**Problem to solve**.
Type out the data exactly as given. Skip any image.

Start of Data for this exercise

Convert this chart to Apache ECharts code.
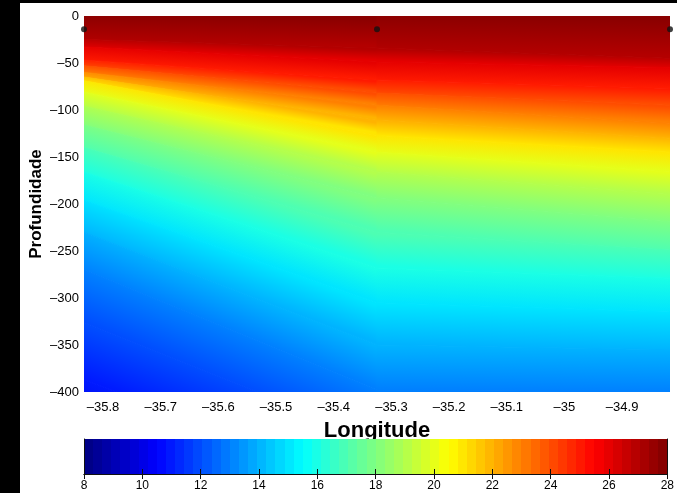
<!DOCTYPE html>
<html>
<head>
<meta charset="utf-8">
<script src="https://cdn.jsdelivr.net/npm/echarts@6/dist/echarts.min.js"></script>
<style>
  html, body { margin: 0; padding: 0; background: #fff; }
  #chart { width: 677px; height: 493px; }
</style>
</head>
<body>
<div id="chart"></div>
<script>
// station longitudes (the three black marks at the surface)
const stationLon = [-35.833, -35.325, -34.817];
const stationMarkDepth = [-14, -14, -14];

// isotherms (°C) and their depth (m) at each station
const tempLevels = [27.8, 27, 26, 25, 24, 23, 22, 21, 20, 19, 18, 17, 16, 15, 14, 13, 12, 11, 10];
const depthWest = [0, -25, -33, -47, -53, -60, -65, -69, -81, -96, -116, -140, -166, -196, -230, -270, -326, -387, -440];
const depthMid = [0, -34, -49, -68, -82, -95, -111, -127, -145, -166, -194, -230, -268, -305, -350, -398, -451, -504, -560];
const depthEast = [0, -45, -55, -77, -95, -114, -130, -145, -166, -190, -219, -249, -279, -315, -355, -400, -451, -504, -560];

// axis ticks
const lonTicks = [-35.8, -35.7, -35.6, -35.5, -35.4, -35.3, -35.2, -35.1, -35, -34.9];
const colorbarRange = [8, 28];

const FONT = "'Liberation Sans', Arial, Helvetica, sans-serif";
const profiles = [depthWest, depthMid, depthEast];

// MATLAB jet colormap
function jet(temp) {
  const t = (temp - colorbarRange[0]) / (colorbarRange[1] - colorbarRange[0]);
  const c = (k) => Math.round(255 * Math.max(0, Math.min(1, 1.5 - Math.abs(4 * t - k))));
  return "rgb(" + c(3) + "," + c(2) + "," + c(1) + ")";
}
const minus = (v) => String(v).replace("-", "\u2013");

// bands between consecutive isotherms, one per station pair
const bands = [];
for (let k = 0; k < tempLevels.length - 1; k++) {
  for (let s = 0; s < stationLon.length - 1; s++) {
    bands.push([
      stationLon[s], stationLon[s + 1],
      profiles[s][k], profiles[s + 1][k],
      profiles[s][k + 1], profiles[s + 1][k + 1],
      tempLevels[k], tempLevels[k + 1],
    ]);
  }
}

function renderBand(params, api) {
  const A = api.coord([api.value(0), api.value(2)]);
  const B = api.coord([api.value(1), api.value(3)]);
  const C = api.coord([api.value(1), api.value(5)]);
  const D = api.coord([api.value(0), api.value(4)]);
  let ex = B[0] - A[0] + (C[0] - D[0]);
  let ey = B[1] - A[1] + (C[1] - D[1]);
  const len = Math.hypot(ex, ey) || 1;
  ex /= len;
  ey /= len;
  let nx = -ey, ny = ex;
  if (ny < 0) { nx = -nx; ny = -ny; }
  const P = [(A[0] + B[0]) / 2, (A[1] + B[1]) / 2];
  const Q = [(C[0] + D[0]) / 2, (C[1] + D[1]) / 2];
  const L = (Q[0] - P[0]) * nx + (Q[1] - P[1]) * ny;
  const fill = new echarts.graphic.LinearGradient(
    P[0], P[1], P[0] + nx * L, P[1] + ny * L,
    [{ offset: 0, color: jet(api.value(6)) }, { offset: 1, color: jet(api.value(7)) }],
    true
  );
  return {
    type: "polygon",
    shape: { points: [A, B, C, D] },
    style: { fill: fill, stroke: fill, lineWidth: 1 },
  };
}

function renderColorbar(params, api) {
  const p0 = api.coord([api.value(0), 0]);
  const p1 = api.coord([api.value(1), 1]);
  const stops = [];
  for (let i = 0; i < 64; i++) {
    const col = jet(colorbarRange[0] + ((i + 0.5) / 64) * (colorbarRange[1] - colorbarRange[0]));
    stops.push({ offset: i / 64, color: col }, { offset: (i + 1) / 64, color: col });
  }
  return {
    type: "rect",
    shape: { x: p0[0], y: p1[1], width: p1[0] - p0[0], height: p0[1] - p1[1] },
    style: { fill: new echarts.graphic.LinearGradient(0, 0, 1, 0, stops) },
  };
}

const chart = echarts.init(document.getElementById("chart"));
const cbAxis = {
  gridIndex: 1,
  type: "value",
  min: colorbarRange[0],
  max: colorbarRange[1],
  interval: 2,
  z: 10,
  axisLine: { show: true, lineStyle: { color: "#111", width: 1 } },
  axisTick: { show: true, inside: true, length: 5, lineStyle: { color: "#111" } },
  splitLine: { show: false },
};
chart.setOption({
  animation: false,
  backgroundColor: "#fff",
  textStyle: { fontFamily: FONT },
  graphic: [
    { type: "rect", left: 0, top: 0, shape: { width: 20, height: 493 }, style: { fill: "#000" }, z: 100 },
    { type: "rect", left: 0, top: 0, shape: { width: 677, height: 3 }, style: { fill: "#000" }, z: 100 },
  ],
  grid: [
    { left: 84, right: 7, top: 16, bottom: 101 },
    { left: 84, right: 7, top: 439, height: 35 },
  ],
  xAxis: [
    {
      type: "value",
      min: stationLon[0],
      max: stationLon[2],
      name: "Longitude",
      nameLocation: "middle",
      nameGap: 28,
      nameTextStyle: { fontSize: 22, fontWeight: "bold", color: "#000", fontFamily: FONT },
      axisLine: { show: false },
      axisTick: { show: false },
      splitLine: { show: false },
      axisLabel: {
        customValues: lonTicks,
        margin: 9,
        fontSize: 13,
        color: "#000",
        formatter: minus,
      },
    },
    Object.assign({}, cbAxis, {
      position: "bottom",
      axisLabel: { margin: 6, fontSize: 12, color: "#000", formatter: minus },
    }),
    Object.assign({}, cbAxis, { position: "top", axisLabel: { show: false } }),
  ],
  yAxis: [
    {
      type: "value",
      min: -400,
      max: 0,
      interval: 50,
      name: "Profundidade",
      nameLocation: "middle",
      nameRotate: 90,
      nameGap: 39,
      nameMoveOverlap: false,
      nameTextStyle: { fontSize: 17, fontWeight: "bold", color: "#000", fontFamily: FONT },
      axisLine: { show: false },
      axisTick: { show: false },
      splitLine: { show: false },
      axisLabel: { margin: 5, fontSize: 13, color: "#000", formatter: minus },
    },
    {
      gridIndex: 1, type: "value", min: 0, max: 1, position: "left", z: 10,
      axisLine: { show: true, lineStyle: { color: "#111" } },
      axisTick: { show: false }, axisLabel: { show: false }, splitLine: { show: false },
    },
    {
      gridIndex: 1, type: "value", min: 0, max: 1, position: "right", z: 10,
      axisLine: { show: true, lineStyle: { color: "#111" } },
      axisTick: { show: false }, axisLabel: { show: false }, splitLine: { show: false },
    },
  ],
  series: [
    {
      type: "custom",
      xAxisIndex: 0,
      yAxisIndex: 0,
      clip: true,
      renderItem: renderBand,
      encode: { x: [0, 1], y: [2, 3, 4, 5] },
      data: bands,
      silent: true,
    },
    {
      type: "scatter",
      xAxisIndex: 0,
      yAxisIndex: 0,
      clip: false,
      symbol: "circle",
      symbolSize: 6,
      itemStyle: { color: "#111" },
      data: stationLon.map((lon, i) => [lon, stationMarkDepth[i]]),
      z: 5,
    },
    {
      type: "custom",
      xAxisIndex: 1,
      yAxisIndex: 1,
      renderItem: renderColorbar,
      encode: { x: [0, 1] },
      data: [colorbarRange],
      silent: true,
    },
  ],
});
</script>
</body>
</html>
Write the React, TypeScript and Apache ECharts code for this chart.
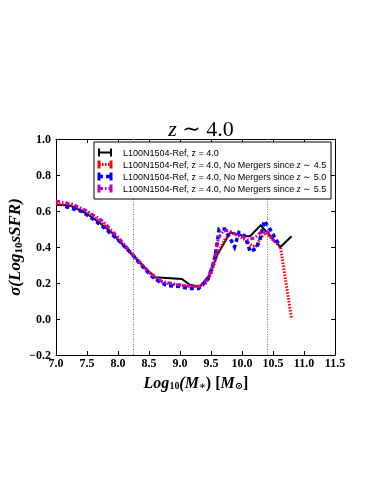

End of Data for this exercise

**Response to this exercise**.
Convert this chart to Apache ECharts code.
<!DOCTYPE html>
<html>
<head>
<meta charset="utf-8">
<script src="https://cdn.jsdelivr.net/npm/echarts@6/dist/echarts.min.js"></script>
<style>
  html, body { margin: 0; padding: 0; background: #fff; }
  #chart { width: 677px; height: 493px; }
</style>
</head>
<body>
<div id="chart"></div>
<script>
// station longitudes (the three black marks at the surface)
const stationLon = [-35.833, -35.325, -34.817];
const stationMarkDepth = [-14, -14, -14];

// isotherms (°C) and their depth (m) at each station
const tempLevels = [27.8, 27, 26, 25, 24, 23, 22, 21, 20, 19, 18, 17, 16, 15, 14, 13, 12, 11, 10];
const depthWest = [0, -25, -33, -47, -53, -60, -65, -69, -81, -96, -116, -140, -166, -196, -230, -270, -326, -387, -440];
const depthMid = [0, -34, -49, -68, -82, -95, -111, -127, -145, -166, -194, -230, -268, -305, -350, -398, -451, -504, -560];
const depthEast = [0, -45, -55, -77, -95, -114, -130, -145, -166, -190, -219, -249, -279, -315, -355, -400, -451, -504, -560];

// axis ticks
const lonTicks = [-35.8, -35.7, -35.6, -35.5, -35.4, -35.3, -35.2, -35.1, -35, -34.9];
const colorbarRange = [8, 28];

const FONT = "'Liberation Sans', Arial, Helvetica, sans-serif";
const profiles = [depthWest, depthMid, depthEast];

// MATLAB jet colormap
function jet(temp) {
  const t = (temp - colorbarRange[0]) / (colorbarRange[1] - colorbarRange[0]);
  const c = (k) => Math.round(255 * Math.max(0, Math.min(1, 1.5 - Math.abs(4 * t - k))));
  return "rgb(" + c(3) + "," + c(2) + "," + c(1) + ")";
}
const minus = (v) => String(v).replace("-", "\u2013");

// bands between consecutive isotherms, one per station pair
const bands = [];
for (let k = 0; k < tempLevels.length - 1; k++) {
  for (let s = 0; s < stationLon.length - 1; s++) {
    bands.push([
      stationLon[s], stationLon[s + 1],
      profiles[s][k], profiles[s + 1][k],
      profiles[s][k + 1], profiles[s + 1][k + 1],
      tempLevels[k], tempLevels[k + 1],
    ]);
  }
}

function renderBand(params, api) {
  const A = api.coord([api.value(0), api.value(2)]);
  const B = api.coord([api.value(1), api.value(3)]);
  const C = api.coord([api.value(1), api.value(5)]);
  const D = api.coord([api.value(0), api.value(4)]);
  let ex = B[0] - A[0] + (C[0] - D[0]);
  let ey = B[1] - A[1] + (C[1] - D[1]);
  const len = Math.hypot(ex, ey) || 1;
  ex /= len;
  ey /= len;
  let nx = -ey, ny = ex;
  if (ny < 0) { nx = -nx; ny = -ny; }
  const P = [(A[0] + B[0]) / 2, (A[1] + B[1]) / 2];
  const Q = [(C[0] + D[0]) / 2, (C[1] + D[1]) / 2];
  const L = (Q[0] - P[0]) * nx + (Q[1] - P[1]) * ny;
  const fill = new echarts.graphic.LinearGradient(
    P[0], P[1], P[0] + nx * L, P[1] + ny * L,
    [{ offset: 0, color: jet(api.value(6)) }, { offset: 1, color: jet(api.value(7)) }],
    true
  );
  return {
    type: "polygon",
    shape: { points: [A, B, C, D] },
    style: { fill: fill, stroke: fill, lineWidth: 1 },
  };
}

function renderColorbar(params, api) {
  const p0 = api.coord([api.value(0), 0]);
  const p1 = api.coord([api.value(1), 1]);
  const stops = [];
  for (let i = 0; i < 64; i++) {
    const col = jet(colorbarRange[0] + ((i + 0.5) / 64) * (colorbarRange[1] - colorbarRange[0]));
    stops.push({ offset: i / 64, color: col }, { offset: (i + 1) / 64, color: col });
  }
  return {
    type: "rect",
    shape: { x: p0[0], y: p1[1], width: p1[0] - p0[0], height: p0[1] - p1[1] },
    style: { fill: new echarts.graphic.LinearGradient(0, 0, 1, 0, stops) },
  };
}

const chart = echarts.init(document.getElementById("chart"));
const cbAxis = {
  gridIndex: 1,
  type: "value",
  min: colorbarRange[0],
  max: colorbarRange[1],
  interval: 2,
  z: 10,
  axisLine: { show: true, lineStyle: { color: "#111", width: 1 } },
  axisTick: { show: true, inside: true, length: 5, lineStyle: { color: "#111" } },
  splitLine: { show: false },
};
chart.setOption({
  animation: false,
  backgroundColor: "#fff",
  textStyle: { fontFamily: FONT },
  graphic: [
    { type: "rect", left: 0, top: 0, shape: { width: 20, height: 493 }, style: { fill: "#000" }, z: 100 },
    { type: "rect", left: 0, top: 0, shape: { width: 677, height: 3 }, style: { fill: "#000" }, z: 100 },
  ],
  grid: [
    { left: 84, right: 7, top: 16, bottom: 101 },
    { left: 84, right: 7, top: 439, height: 35 },
  ],
  xAxis: [
    {
      type: "value",
      min: stationLon[0],
      max: stationLon[2],
      name: "Longitude",
      nameLocation: "middle",
      nameGap: 28,
      nameTextStyle: { fontSize: 22, fontWeight: "bold", color: "#000", fontFamily: FONT },
      axisLine: { show: false },
      axisTick: { show: false },
      splitLine: { show: false },
      axisLabel: {
        customValues: lonTicks,
        margin: 9,
        fontSize: 13,
        color: "#000",
        formatter: minus,
      },
    },
    Object.assign({}, cbAxis, {
      position: "bottom",
      axisLabel: { margin: 6, fontSize: 12, color: "#000", formatter: minus },
    }),
    Object.assign({}, cbAxis, { position: "top", axisLabel: { show: false } }),
  ],
  yAxis: [
    {
      type: "value",
      min: -400,
      max: 0,
      interval: 50,
      name: "Profundidade",
      nameLocation: "middle",
      nameRotate: 90,
      nameGap: 39,
      nameMoveOverlap: false,
      nameTextStyle: { fontSize: 17, fontWeight: "bold", color: "#000", fontFamily: FONT },
      axisLine: { show: false },
      axisTick: { show: false },
      splitLine: { show: false },
      axisLabel: { margin: 5, fontSize: 13, color: "#000", formatter: minus },
    },
    {
      gridIndex: 1, type: "value", min: 0, max: 1, position: "left", z: 10,
      axisLine: { show: true, lineStyle: { color: "#111" } },
      axisTick: { show: false }, axisLabel: { show: false }, splitLine: { show: false },
    },
    {
      gridIndex: 1, type: "value", min: 0, max: 1, position: "right", z: 10,
      axisLine: { show: true, lineStyle: { color: "#111" } },
      axisTick: { show: false }, axisLabel: { show: false }, splitLine: { show: false },
    },
  ],
  series: [
    {
      type: "custom",
      xAxisIndex: 0,
      yAxisIndex: 0,
      clip: true,
      renderItem: renderBand,
      encode: { x: [0, 1], y: [2, 3, 4, 5] },
      data: bands,
      silent: true,
    },
    {
      type: "scatter",
      xAxisIndex: 0,
      yAxisIndex: 0,
      clip: false,
      symbol: "circle",
      symbolSize: 6,
      itemStyle: { color: "#111" },
      data: stationLon.map((lon, i) => [lon, stationMarkDepth[i]]),
      z: 5,
    },
    {
      type: "custom",
      xAxisIndex: 1,
      yAxisIndex: 1,
      renderItem: renderColorbar,
      encode: { x: [0, 1] },
      data: [colorbarRange],
      silent: true,
    },
  ],
});
</script>
</body>
</html>
Write the React, TypeScript and Apache ECharts code for this chart.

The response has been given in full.